As there is no private investor demand for mortgages, once borrowers overshot the Fed’s constant purchase volume, rates had to rise to choke off applications. The surge in purchase applications was the first since spring, which says a "four" prefix is required to get housing going.
The devil is the long Treasury market: No matter how many mortgage-backed securities the Fed buys, if Treasury yields won’t stay down then neither will mortgage rates. The fate of long Treasurys depends entirely on the pace of economic recovery, and the recovery argument is descending farther into chaos.
I think these last two weeks are instructive: If you see a mortgage close to 5-percent-flat, just take it. A no-fee 4 percent is just good luck.
The central policy lessons from the Depression (which more resembled this episode than anything since): Don’t let your banking system collapse, and don’t try to balance your budget in the middle of a terrible economic contraction.
Today we have rival armies of analysts, salesmen and policymakers trying to apply the lessons of this episode before it is over, with hawks and punishers predominant.
The themes in their certainty: Stimulus is excessive, will cause inflation and imperil the dollar, and must be withdrawn soon; greedy bad guys caused all of this, and new regulation can’t be too tough; the nation needs a long-term process of deleveraging and must embrace frugality and saving; and too many resources have gone to housing and it must muddle its own way out. …CONTINUED
The leadership at the Fed is clearly more worried about downside risk. Vice-chair Donald Kohn delivered a wonderfully exasperated response to the hawks last week, joined by William C. Dudley at the New York Fed, Eric S. Rosengren in Boston, Janet L. Yellen in San Francisco, and the staff.
However, other regional-bank rock-heads (Thomas M. Hoenig, Jeffrey M. Lacker, James B. Bullard, Charles I. Plosser, Richard W. Fisher) have prevented thinking about "What if we haven’t done enough?" Federal Reserve Chairman Ben Bernanke has retreated into opaque Fed-speak, trying to hold consensus.
Larry Summers, National Economic Council Director, announced that a "new normal" of low gross domestic product growth was incorrect, and the economy could and would grow quickly.
Was that for political consumption, to make the unemployed and foreclosed feel better?

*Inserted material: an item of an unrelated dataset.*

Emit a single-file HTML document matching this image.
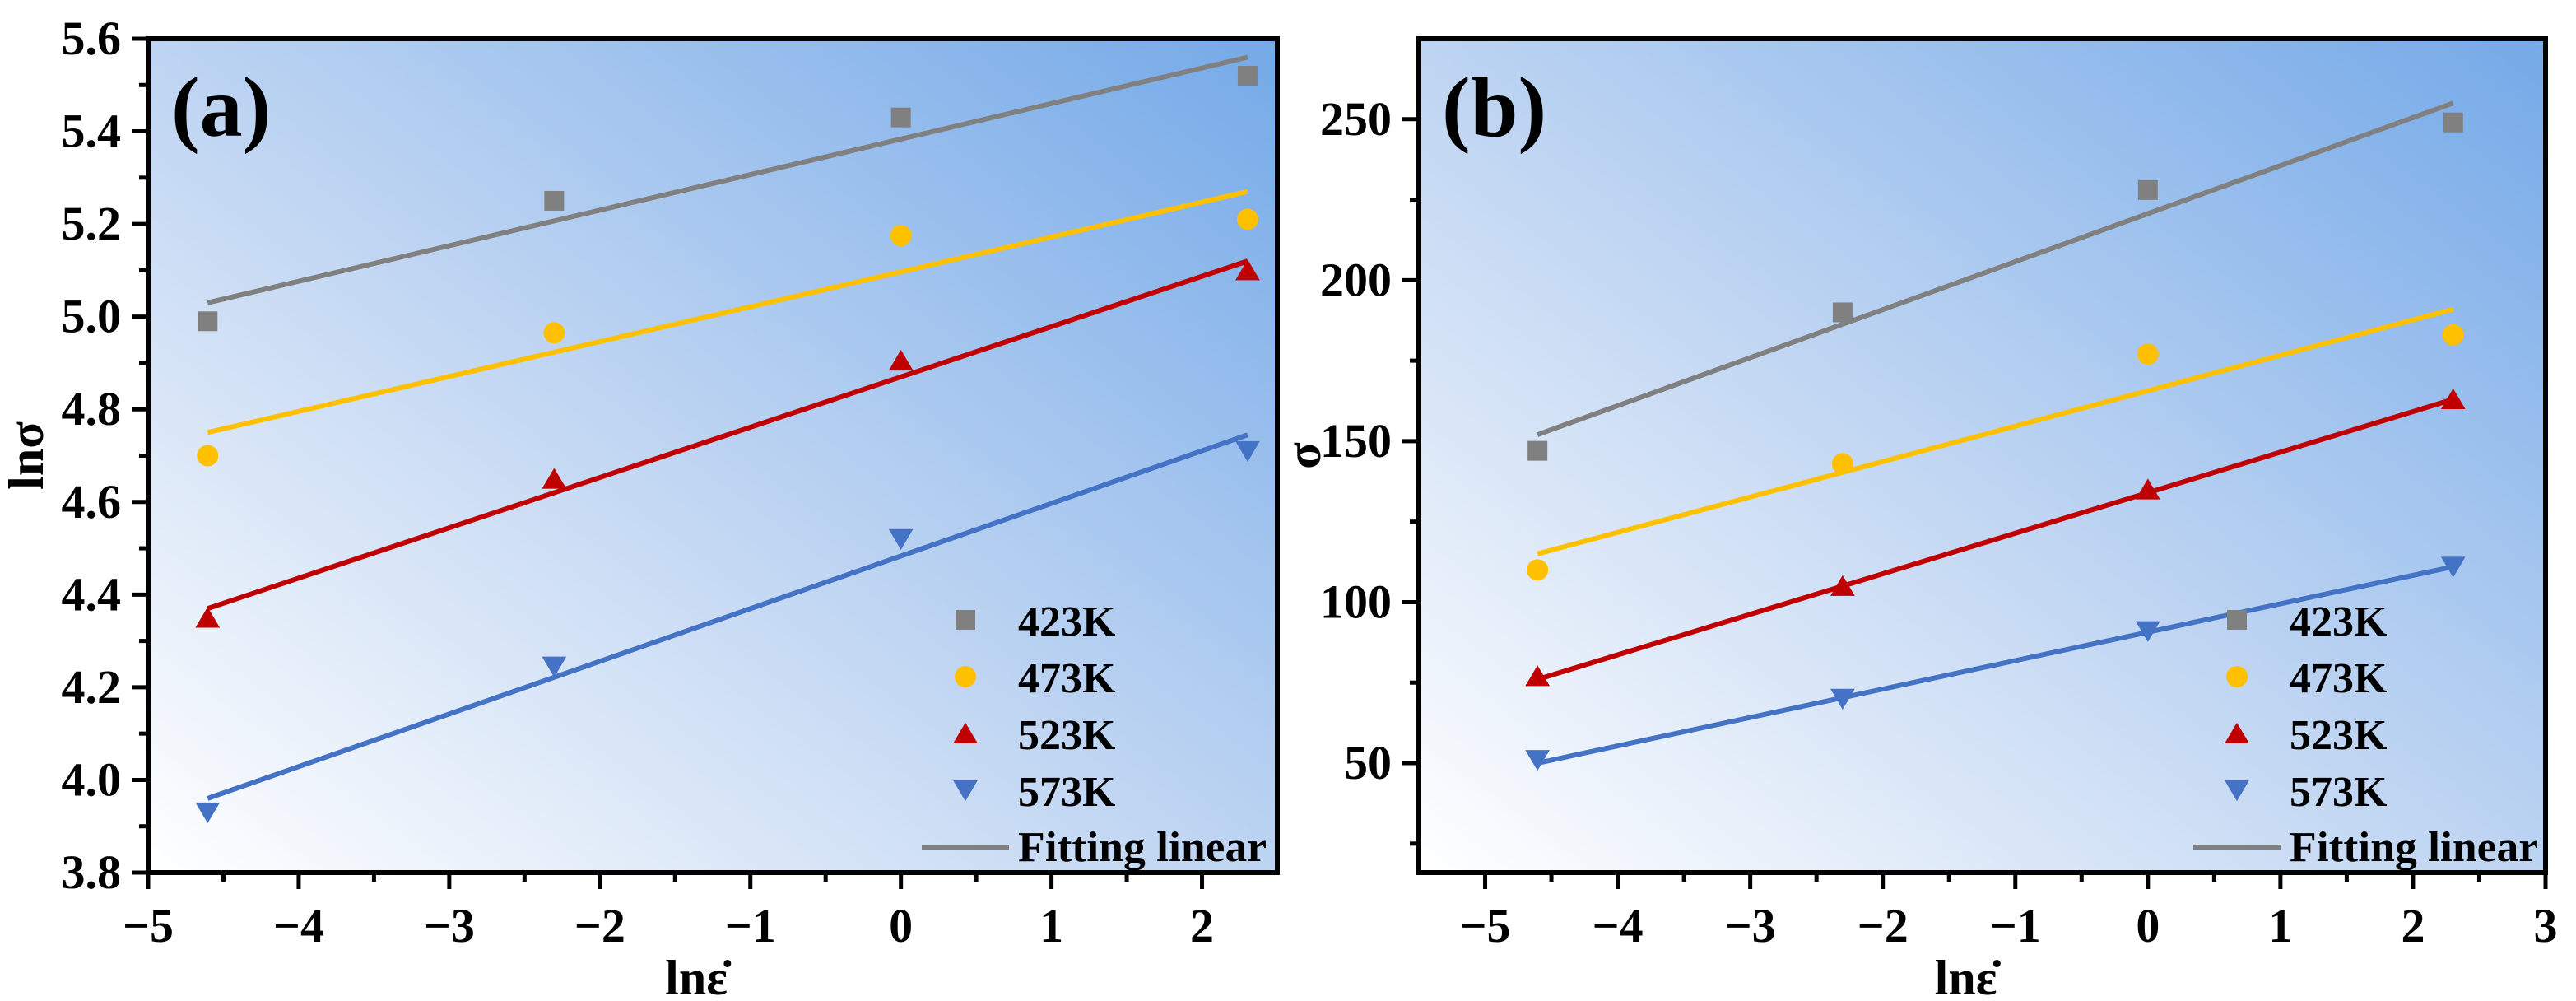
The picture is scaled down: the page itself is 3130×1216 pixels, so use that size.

If so, it was not worth it, as it immediately reinforced the hawks’ fears of a too-stimulative administration, and undercut bond investors’ faith in a slow-growth future.
Treasury Secretary Tim Geithner has disappeared. Citi’s management got a pat on the butt for good behavior in a government study on Wednesday, while Sheila Bair’s Federal Deposit Insurance Corp. is reportedly questioning the review, the Wall Street Journal reports.
The Fed released news of the seventh-straight monthly decline in consumer credit, the deepest ever measured, without comment.
I feel caught in one of the great good-news-bad-news deals of all time. The longer the authorities wait to take effective action on housing and credit, the better the chance of an economic breach big enough to get them off the dime.
The incremental alternative is to stumble along, pecked at by hawks. Renewing the first-time homebuyer credit and fiddling with mortgage modification won’t do it.
In this astonishingly passive and leaderless economic administration, one voice stood out. Elizabeth Warren, congressional overseer for the Troubled Asset Relief Program overseer and blunt Harvard University professor, spoke the unspeakable yesterday: Foreclosures are completely out of control and threaten the whole economy.